Tomás Garduño is a Native New Mexican Chicano, born and raised in Albuquerque, New Mexico. He has worked for more than a handful of grassroots social justice organizations. His most formative years were his 7 years as a state-wide organizer, political director, and ultimately co-director of the SouthWest Organizing Project (SWOP), a 35 year-old grassroots social justice movement organization in New Mexico. In 2013 Tomás moved to New York City where he helped organize the People’s Climate March in September 2014.
Vanessa Vincent is the Director of Development at Harlem Grown. A New York native, she graduated from Duke University in 2010 with a B.S. in Economics. After five years of working Media & Advertising, she was lucky enough to combine her passion for food justice, writing, and relationship building in her current role at Harlem Grown.

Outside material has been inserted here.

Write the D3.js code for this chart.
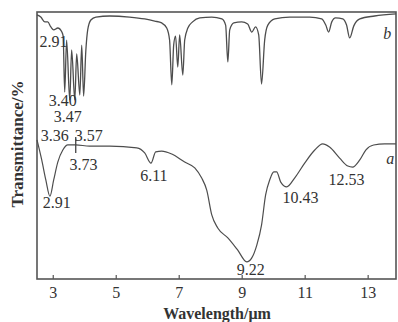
<!DOCTYPE html>
<html>
<head>
<script src="https://d3js.org/d3.v7.min.js"></script>
<style>
body { margin: 0; background: #fff; }
text { font-family: "Liberation Serif", "Times New Roman", serif; fill: #333; }
</style>
</head>
<body>
<script>
// curve a (lower spectrum): wavelength (um) and transmittance (%)
var waveA  = [2.5, 2.65, 2.78, 2.91, 3.03, 3.16, 3.32, 3.48, 3.73, 4.17, 4.81, 5.67, 5.92, 6.12, 6.27, 6.46, 6.78, 7.19, 7.51, 7.73, 7.89, 8.05, 8.24, 8.56, 8.87, 9.16, 9.32, 9.48, 9.63, 9.76, 9.89, 10.02, 10.11, 10.24, 10.43, 10.68, 11.0, 11.32, 11.57, 11.79, 12.11, 12.37, 12.52, 12.75, 12.94, 13.19, 13.54, 13.9];
var transA = [52.1, 44.6, 37.1, 31.0, 37.1, 43.8, 48.3, 50.2, 50.2, 49.8, 49.8, 49.1, 47.2, 43.4, 47.6, 47.9, 46.8, 43.8, 41.6, 37.8, 33.3, 24.0, 19.1, 15.4, 10.9, 6.4, 7.9, 12.7, 20.2, 31.5, 37.1, 40.1, 40.1, 36.3, 34.5, 37.8, 43.4, 48.3, 50.6, 49.4, 45.3, 42.3, 41.9, 44.6, 48.3, 50.2, 50.6, 50.6];

// curve b (upper spectrum)
var waveB  = [2.5, 2.62, 2.75, 2.84, 2.94, 3.03, 3.16, 3.29, 3.33, 3.38, 3.44, 3.54, 3.6, 3.7, 3.76, 3.86, 3.92, 3.98, 4.05, 4.11, 4.21, 4.37, 4.81, 5.44, 5.92, 6.24, 6.46, 6.62, 6.71, 6.78, 6.84, 6.9, 6.97, 7.03, 7.13, 7.19, 7.29, 7.44, 7.67, 8.05, 8.37, 8.49, 8.56, 8.62, 8.75, 9.0, 9.19, 9.32, 9.44, 9.54, 9.63, 9.73, 9.83, 10.05, 10.52, 11.16, 11.54, 11.67, 11.76, 11.86, 11.98, 12.21, 12.33, 12.43, 12.56, 12.75, 13.22, 13.9];
var transB = [98.9, 98.1, 96.3, 96.3, 94.4, 93.3, 94.0, 92.5, 91.0, 70.0, 89.5, 67.0, 85.8, 67.0, 84.3, 68.9, 87.6, 68.5, 85.4, 93.3, 97.0, 98.1, 98.5, 98.1, 97.4, 96.6, 95.9, 94.0, 89.5, 72.7, 87.6, 91.0, 79.4, 91.4, 76.4, 89.5, 94.0, 96.3, 97.8, 98.1, 97.4, 95.1, 81.3, 93.3, 95.9, 96.3, 95.5, 92.5, 94.4, 91.4, 73.0, 89.5, 95.1, 97.4, 98.1, 98.1, 97.4, 95.1, 92.5, 96.3, 97.8, 97.4, 95.1, 90.3, 94.8, 97.4, 98.5, 99.3];

var xTicks = [3, 5, 7, 9, 11, 13];

// peak labels: text, wavelength and transmittance where the label sits
var peakText  = ["2.91", "3.40", "3.47", "3.36", "3.57", "3.73", "2.91", "6.11", "9.22", "10.43", "12.53"];
var peakWave  = [3.02, 3.32, 3.48, 3.06, 4.14, 3.98, 3.13, 6.21, 9.29, 10.87, 12.33];
var peakTrans = [88.8, 67.0, 61.0, 53.9, 53.9, 42.7, 28.5, 38.6, 3.4, 30.7, 37.1];

var width = 398, height = 322;
var margin = {top: 12, right: 2, bottom: 43, left: 37};

var svg = d3.select("body").append("svg")
	.attr("width", width)
	.attr("height", height);

var x = d3.scaleLinear().domain([2.5, 13.9]).range([margin.left, width - margin.right]);
var y = d3.scaleLinear().domain([0, 100]).range([height - margin.bottom, margin.top]);

// frame
svg.append("rect")
	.attr("x", x(2.5)).attr("y", y(100))
	.attr("width", x(13.9) - x(2.5)).attr("height", y(0) - y(100))
	.attr("fill", "none").attr("stroke", "#555").attr("stroke-width", 1.6);

// bottom axis, ticks pointing in
var xAxis = d3.axisBottom(x).tickValues(xTicks).tickSizeInner(-4).tickSizeOuter(0).tickPadding(8);
var gx = svg.append("g").attr("transform", "translate(0," + y(0) + ")").call(xAxis);
gx.attr("font-family", null);
gx.select(".domain").remove();
gx.selectAll("line").attr("stroke", "#555").attr("stroke-width", 1.2);
gx.selectAll("text").attr("font-size", 16).attr("fill", "#333");

var line = d3.line()
	.x(function(d){ return x(d[0]); })
	.y(function(d){ return y(d[1]); })
	.curve(d3.curveMonotoneX);

svg.append("path")
	.datum(d3.zip(waveA, transA))
	.attr("d", line)
	.attr("fill", "none").attr("stroke", "#4d4d4d").attr("stroke-width", 1.2);

svg.append("path")
	.datum(d3.zip(waveB, transB))
	.attr("d", line)
	.attr("fill", "none").attr("stroke", "#4d4d4d").attr("stroke-width", 1.3);

// marker at 3.73 on curve a
svg.append("line")
	.attr("x1", x(3.73)).attr("x2", x(3.73))
	.attr("y1", y(53.2)).attr("y2", y(47.2))
	.attr("stroke", "#444").attr("stroke-width", 1.3);

svg.selectAll("text.peak")
	.data(d3.range(peakText.length))
	.enter().append("text")
	.attr("class", "peak")
	.attr("x", function(i){ return x(peakWave[i]); })
	.attr("y", function(i){ return y(peakTrans[i]); })
	.attr("text-anchor", "middle")
	.attr("dominant-baseline", "central")
	.attr("font-size", 16)
	.text(function(i){ return peakText[i]; });

// curve names
svg.append("text").attr("x", x(13.62)).attr("y", y(92.1))
	.attr("text-anchor", "middle").attr("dominant-baseline", "central")
	.attr("font-size", 16).attr("font-style", "italic").text("b");
svg.append("text").attr("x", x(13.72)).attr("y", y(45.3))
	.attr("text-anchor", "middle").attr("dominant-baseline", "central")
	.attr("font-size", 16).attr("font-style", "italic").text("a");

// axis titles
svg.append("text")
	.attr("x", 217).attr("y", 318.5)
	.attr("text-anchor", "middle")
	.attr("font-size", 16).attr("font-weight", "bold")
	.text("Wavelength/\u03bcm");

svg.append("text")
	.attr("transform", "translate(17,144) rotate(-90)")
	.attr("text-anchor", "middle").attr("dominant-baseline", "central")
	.attr("font-size", 17).attr("font-weight", "bold")
	.text("Transmittance/%");
</script>
</body>
</html>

Whitney Files is chief of operations at Harlem Grown (HG), a nonprofit organization dedicated to inspiring youth through mentorship and education in urban farming, nutrition and sustainability. Prior to joining HG, Whitney ran a volunteer program at Partnerships for Parks, which engaged over 21,000 volunteers each year at 350 parks and greenspaces in New York City.
Xochilth is the Operations Manager at the Center for Equity and Inclusion (CEI) located in Portland, Oregon. She is responsible for logistics, operational strategizing and program support for CE&I staff and partner organizations. As a bi-cultural, bi-lingual person of color, Xochilth feels it is her duty to continue the work for racial equity in which her ancestors played a role.